Absa Top Ten Pinotage Competition: first day of judging

The first of three days of judging the Absa Top Ten Pinotage competition started this morning at the Devon Valley Hotel outside Stellenbosch. On the menu are 148 wines: 1 from the difficult 2002 vintage, 10 from the great 2003 vintage, 27 generously fruited 2004’s, 45 from tannic 2005 and 59 as yet unknown 2006 and 6 2007’s – unknown as the 2006 and 2007 wines are scheduled for tomorrow.

The competition is unusual in that three days are allocated to assessing 148 wines – other shows controversially get through more than this in a single day. Another nice feature is that panel chairman, Duimpie Bayly, behaves like an ordinary judge, rather than wafting around the tasting room and disappearing into the pouring room to check up on the performance of favourite wines.

The other six judges include two winemakers, Charles Hopkins from De Grendel in Durbanville and Chris Roux from Wellington, Dave Hughes, SA’s most experienced foreign taster and two international palates: Julian Brind MW, former wine buyer for the UK Waitrose supermarket chain and Michelle Cherutti-Kowal, a Canadian wine educator now resident in London.

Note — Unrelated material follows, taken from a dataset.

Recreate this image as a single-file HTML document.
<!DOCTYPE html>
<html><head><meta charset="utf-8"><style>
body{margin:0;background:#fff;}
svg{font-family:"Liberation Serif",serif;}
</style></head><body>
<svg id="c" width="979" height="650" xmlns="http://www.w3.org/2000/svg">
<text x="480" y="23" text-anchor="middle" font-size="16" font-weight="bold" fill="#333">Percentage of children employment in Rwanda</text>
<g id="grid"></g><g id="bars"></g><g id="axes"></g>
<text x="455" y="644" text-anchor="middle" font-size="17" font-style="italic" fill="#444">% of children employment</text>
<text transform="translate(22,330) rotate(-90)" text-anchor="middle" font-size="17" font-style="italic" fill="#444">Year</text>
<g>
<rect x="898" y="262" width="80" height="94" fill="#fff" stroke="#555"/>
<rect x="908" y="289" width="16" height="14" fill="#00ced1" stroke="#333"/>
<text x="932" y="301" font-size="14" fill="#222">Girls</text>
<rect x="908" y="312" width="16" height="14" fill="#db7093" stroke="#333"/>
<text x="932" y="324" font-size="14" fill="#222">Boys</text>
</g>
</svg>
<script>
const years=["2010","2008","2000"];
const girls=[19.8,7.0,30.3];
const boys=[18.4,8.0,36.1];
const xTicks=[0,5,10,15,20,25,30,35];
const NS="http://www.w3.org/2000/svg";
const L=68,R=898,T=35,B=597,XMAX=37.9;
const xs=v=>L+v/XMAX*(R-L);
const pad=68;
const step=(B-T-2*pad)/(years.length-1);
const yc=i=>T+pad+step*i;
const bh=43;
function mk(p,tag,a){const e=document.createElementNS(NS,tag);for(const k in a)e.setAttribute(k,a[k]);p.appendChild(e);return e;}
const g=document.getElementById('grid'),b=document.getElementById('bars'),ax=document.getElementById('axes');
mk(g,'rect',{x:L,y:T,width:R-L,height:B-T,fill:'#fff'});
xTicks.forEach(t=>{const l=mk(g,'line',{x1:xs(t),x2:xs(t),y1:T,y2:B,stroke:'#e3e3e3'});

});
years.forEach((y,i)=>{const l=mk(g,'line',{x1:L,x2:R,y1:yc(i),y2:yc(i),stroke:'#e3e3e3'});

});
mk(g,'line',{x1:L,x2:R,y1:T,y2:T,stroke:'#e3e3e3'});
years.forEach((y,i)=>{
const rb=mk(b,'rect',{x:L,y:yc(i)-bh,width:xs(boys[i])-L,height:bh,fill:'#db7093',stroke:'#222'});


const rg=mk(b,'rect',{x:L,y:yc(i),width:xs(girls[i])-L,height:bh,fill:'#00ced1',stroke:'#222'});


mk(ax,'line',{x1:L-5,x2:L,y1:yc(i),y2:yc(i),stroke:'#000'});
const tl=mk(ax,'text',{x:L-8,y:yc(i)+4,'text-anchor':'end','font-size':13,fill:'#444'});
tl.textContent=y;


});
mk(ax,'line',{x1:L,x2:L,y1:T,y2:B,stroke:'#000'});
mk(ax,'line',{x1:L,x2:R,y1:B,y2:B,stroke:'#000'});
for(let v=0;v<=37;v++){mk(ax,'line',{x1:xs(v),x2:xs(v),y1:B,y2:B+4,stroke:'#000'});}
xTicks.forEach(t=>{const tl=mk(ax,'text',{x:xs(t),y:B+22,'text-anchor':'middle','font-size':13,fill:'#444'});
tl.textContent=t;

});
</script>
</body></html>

We got through 70 wines this morning, with the 2004 vintage delivering several standout wines. With several wines scoring 18/20 and 19/20, Brind made the comment that this was no Special Olympics – the wines are genuinely world class.

This afternoon, we’re off to taste even more of SA’s own unique grape at Kaapzicht and Bellevue in the Bottelary Hills appellation.